When and what the future will be remains to be seen, but Tango is ready for it. “When stuff opens up again with social distancing, I’m going to go — I’m not going to be a hermit,” he says. “I won’t be reckless, but I’m definitely going to try to be kind of normal.”
Will Pandemic-inspired Innovation Help Our Community?
One of the things that became clear in reporting this article is that vent users would welcome innovation that makes their breathing and their lives easier. Multiple users expressed frustration or disappointment with many of the newer ventilators, and a desire to keep using older models for as long as possible. They cited overly-complicated controls, loud mechanisms and, most concerningly, uncomfortable and inadequate ventilation, among other complaints.
At the same time, the news has been flooded with stories of innovation around ventilators as some of the world’s brightest minds have teamed up with businesses and governments to try to address the shortage of ventilators predicted by many experts.
Knowing these two realities, it seems reasonable to ask: Will these collaborations lead to innovation and positive change that will directly help people who rely on ventilators? As with seemingly everything pertaining to COVID-19, the answer is uncertain.
Count longtime vent user and C5-6 quadriplegic Loa Griesbach as skeptical. She points out that not all ventilators work the same, and the needs of full-time users living active lifestyles are very different from hospital patients recovering from infections. The Ventec Life Systems VOCSN ventilator she uses is an expensive, highly-portable, multi-function device that is just as well suited for an ICU as all the needs of a mobile wheelchair user. Many of the new designs emerging as a response to COVID-19 are the polar opposite: small, cheap to manufacture and singular in purpose.
One of those models is the brainchild of Dr. Albert Chi, a trauma surgeon at Oregon Health Sciences University in Portland, Oregon. The 3D-printed ventilator design he and his team have submitted for FDA approval is about the size of a soda can, requires no electricity and can be printed in three to 12 hours (depending on printer speed) for as little as $10.
Chi and his team started working on the product in February as concerns of PPE shortages grew, and by mid-April they had a working model. Chi acknowledges that his vent isn’t the solution for full-time users, but sees it playing a vital role in the global system and helping underserved communities attain a needed lifeline. “In these hospitals, not only is electricity a problem, but maintenance is overlooked and not all of the vents are functional,” he says.
Not all the ventilator innovation is on smaller scale. This March, Ventec Life Systems, the company behind the VOCSN, partnered with GM to design a new model, the VOCSN V+Pro, and build 30,000 units for the federal government by August. The V+Pro doesn’t have the multi-functionality of the VOCSN base model, but is certified for the International Standard and FDA-approved for hospital use. Less than one month after the initial contact between GM and Ventec Life Systems, the first V+Pros were delivered to two hospitals.

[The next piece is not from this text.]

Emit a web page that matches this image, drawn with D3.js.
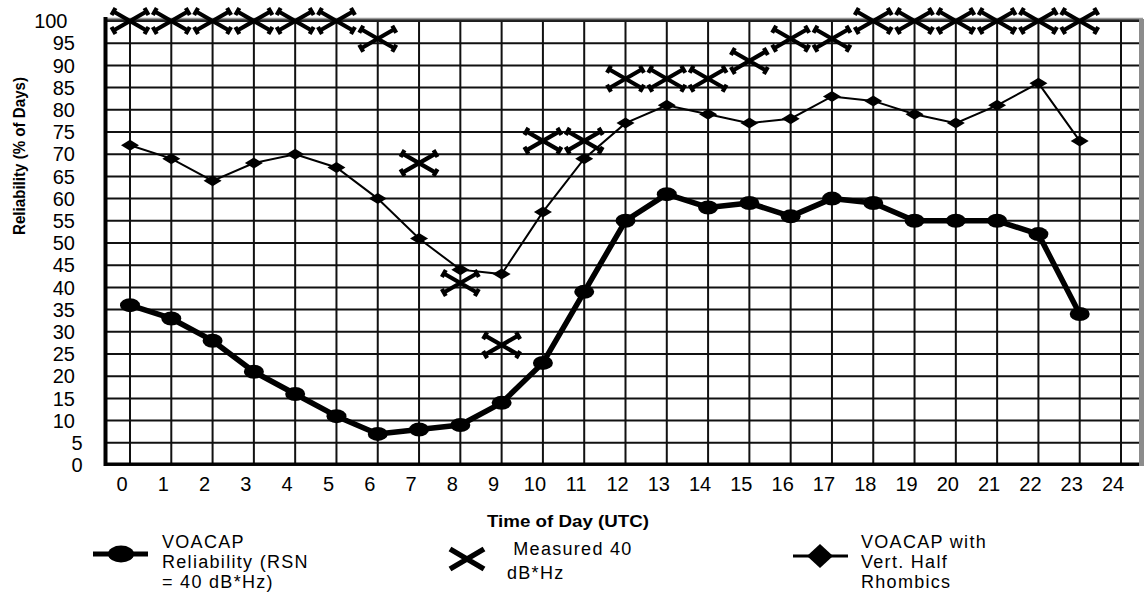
<!DOCTYPE html>
<html>
<head>
<meta charset="utf-8">
<script src="https://cdn.jsdelivr.net/npm/d3@7"></script>
<style>
  html, body { margin: 0; padding: 0; background: #fff; }
  svg { display: block; }
  text { font-family: "Liberation Sans", Arial, sans-serif; fill: #000; }
</style>
</head>
<body>
<svg id="chart" width="1146" height="597"></svg>
<script>
// ---------------- data ----------------
const hours = [0,1,2,3,4,5,6,7,8,9,10,11,12,13,14,15,16,17,18,19,20,21,22,23];
const voacapReliability = [36,33,28,21,16,11,7,8,9,14,23,39,55,61,58,59,56,60,59,55,55,55,52,34];
const voacapRhombics = [72,69,64,68,70,67,60,51,44,43,57,69,77,81,79,77,78,83,82,79,77,81,86,73];
const measured40 = [100,100,100,100,100,100,96,68,41,27,73,73,87,87,87,91,96,96,100,100,100,100,100,100];
const xTickLabels = [0,1,2,3,4,5,6,7,8,9,10,11,12,13,14,15,16,17,18,19,20,21,22,23,24];
const yTickLabels = [0,5,10,15,20,25,30,35,40,45,50,55,60,65,70,75,80,85,90,95,100];
const xTitle = "Time of Day (UTC)";
const yTitle = "Reliability (% of Days)";
const legendItems = [
  ["VOACAP", "Reliability (RSN", "= 40 dB*Hz)"],
  [" Measured 40", "dB*Hz"],
  ["VOACAP with", "Vert. Half", "Rhombics"]
];

// ---------------- layout ----------------
const svg = d3.select("#chart");
const frame = { left: 106, right: 1141, top: 20, bottom: 464 };
const x = d3.scaleLinear().domain([0, 24]).range([130, 1121]);
const y = d3.scaleLinear().domain([0, 100]).range([465, 21]);

// grid
const grid = svg.append("g");
grid.selectAll("line.h").data(yTickLabels).join("line")
  .attr("x1", frame.left).attr("x2", frame.right)
  .attr("y1", d => y(d)).attr("y2", d => y(d))
  .attr("stroke", "#111").attr("stroke-width", 2);
grid.selectAll("line.v").data(xTickLabels).join("line")
  .attr("x1", d => x(d)).attr("x2", d => x(d))
  .attr("y1", frame.top).attr("y2", frame.bottom)
  .attr("stroke", "#111").attr("stroke-width", 2);

// frame: gray shadow top/right, heavy left/bottom
svg.append("line").attr("x1", frame.left).attr("x2", frame.right + 2)
  .attr("y1", 18.5).attr("y2", 18.5).attr("stroke", "#9a9a9a").attr("stroke-width", 1.5);
svg.append("line").attr("x1", frame.left).attr("x2", frame.right - 2)
  .attr("y1", 20.5).attr("y2", 20.5).attr("stroke", "#222").attr("stroke-width", 2.5);
svg.append("line").attr("x1", 1141.5).attr("x2", 1141.5)
  .attr("y1", 19).attr("y2", 466).attr("stroke", "#8c8c8c").attr("stroke-width", 5);
svg.append("line").attr("x1", 105.5).attr("x2", 105.5)
  .attr("y1", 17).attr("y2", 466).attr("stroke", "#000").attr("stroke-width", 4);
svg.append("line").attr("x1", 104).attr("x2", 1139)
  .attr("y1", 464).attr("y2", 464).attr("stroke", "#000").attr("stroke-width", 3);

// y tick labels
svg.append("g").selectAll("text").data(yTickLabels).join("text")
  .attr("x", d => 75 + (2 - String(d).length) * 7.5)
  .attr("y", d => y(d))
  .attr("dy", "0.36em")
  .attr("text-anchor", "end")
  .attr("font-size", 20)
  .text(d => d);

// x tick labels
svg.append("g").selectAll("text").data(xTickLabels).join("text")
  .attr("x", d => x(d) - 8)
  .attr("y", 491)
  .attr("text-anchor", "middle")
  .attr("font-size", 20)
  .text(d => d);

// axis titles
svg.append("text")
  .attr("x", 487).attr("y", 527)
  .attr("font-size", 17).attr("font-weight", "bold")
  .attr("textLength", 162).attr("lengthAdjust", "spacingAndGlyphs")
  .text(xTitle);
svg.append("text")
  .attr("transform", "translate(25,156) rotate(-90)")
  .attr("text-anchor", "middle")
  .attr("font-size", 17).attr("font-weight", "bold")
  .attr("textLength", 158).attr("lengthAdjust", "spacingAndGlyphs")
  .text(yTitle);

// series lines
const line = (vals) => d3.line().x((d, i) => x(hours[i])).y(d => y(d))(vals);
svg.append("path").attr("d", line(voacapRhombics))
  .attr("fill", "none").attr("stroke", "#000").attr("stroke-width", 2);
svg.append("path").attr("d", line(voacapReliability))
  .attr("fill", "none").attr("stroke", "#000").attr("stroke-width", 5.5)
  .attr("stroke-linejoin", "round");

// markers
const diamond = (w, h) => `M${-w/2},0L0,${-h/2}L${w/2},0L0,${h/2}Z`;
svg.append("g").selectAll("path").data(voacapRhombics).join("path")
  .attr("transform", (d, i) => `translate(${x(hours[i])},${y(d)})`)
  .attr("d", diamond(18, 11)).attr("fill", "#000");
svg.append("g").selectAll("ellipse").data(voacapReliability).join("ellipse")
  .attr("cx", (d, i) => x(hours[i])).attr("cy", d => y(d))
  .attr("rx", 10).attr("ry", 7).attr("fill", "#000");

// X markers with barbed ends
function xMarkPath(w, h, barb) {
  const a = w / 2, b = h / 2;
  const L = Math.hypot(a, b), px = -b / L * barb, py = a / L * barb;
  let p = `M${-a},${-b}L${a},${b}M${-a},${b}L${a},${-b}`;
  [[a, b], [-a, -b]].forEach(([ex, ey]) => { p += `M${ex + px},${ey + py}L${ex - px},${ey - py}`; });
  const qx = b / L * barb, qy = a / L * barb;
  [[a, -b], [-a, b]].forEach(([ex, ey]) => { p += `M${ex + qx},${ey + qy}L${ex - qx},${ey - qy}`; });
  return p;
}
svg.append("g").selectAll("path").data(measured40).join("path")
  .attr("transform", (d, i) => `translate(${x(hours[i])},${y(d)})`)
  .attr("d", xMarkPath(33, 19, 4))
  .attr("fill", "none").attr("stroke", "#000").attr("stroke-width", 4.2);

// legend
const lg = svg.append("g");
// item 1
lg.append("line").attr("x1", 93).attr("x2", 148).attr("y1", 554).attr("y2", 554)
  .attr("stroke", "#000").attr("stroke-width", 5);
lg.append("ellipse").attr("cx", 121).attr("cy", 554).attr("rx", 13).attr("ry", 8.5).attr("fill", "#000");
lg.append("g").selectAll("text").data(legendItems[0]).join("text")
  .attr("x", 162).attr("y", (d, i) => 548 + i * 20)
  .attr("font-size", 18).attr("letter-spacing", 1.3)
  .text(d => d);
// item 2
lg.append("path").attr("transform", "translate(467,559)")
  .attr("d", "M-17,-10L17,10M-17,10L17,-10")
  .attr("fill", "none").attr("stroke", "#000").attr("stroke-width", 5.5);
lg.append("g").selectAll("text").data(legendItems[1]).join("text")
  .attr("x", 507).attr("y", (d, i) => 555 + i * 24)
  .attr("font-size", 18).attr("letter-spacing", 1.3)
  .style("white-space", "pre").text(d => d);
// item 3
lg.append("line").attr("x1", 793).attr("x2", 848).attr("y1", 556).attr("y2", 556)
  .attr("stroke", "#000").attr("stroke-width", 3);
lg.append("path").attr("transform", "translate(820,556)")
  .attr("d", diamond(26, 24)).attr("fill", "#000");
lg.append("g").selectAll("text").data(legendItems[2]).join("text")
  .attr("x", 861).attr("y", (d, i) => 548 + i * 20)
  .attr("font-size", 18).attr("letter-spacing", 1.3)
  .text(d => d);
</script>
</body>
</html>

Mark SooHoo, Ventec Life Systems’ vice president for marketing and communications, applauded the industry-wide innovation and noted the need for different types of solutions. “Frontline medical professionals need the level of control and support that critical care ventilators such as VOCSN offer, and not all devices or projects meet this need,” he says.
Griesbach is hopeful all the innovation and attention helps her and others like her. “COVID has brought attention to this market that was really only considered before by people that were acutely affected by it,” she says. “Nations around the world are now aware of ventilators, and how important they are. Maybe they’ll have a different outlook when they see somebody that is using a ventilator.”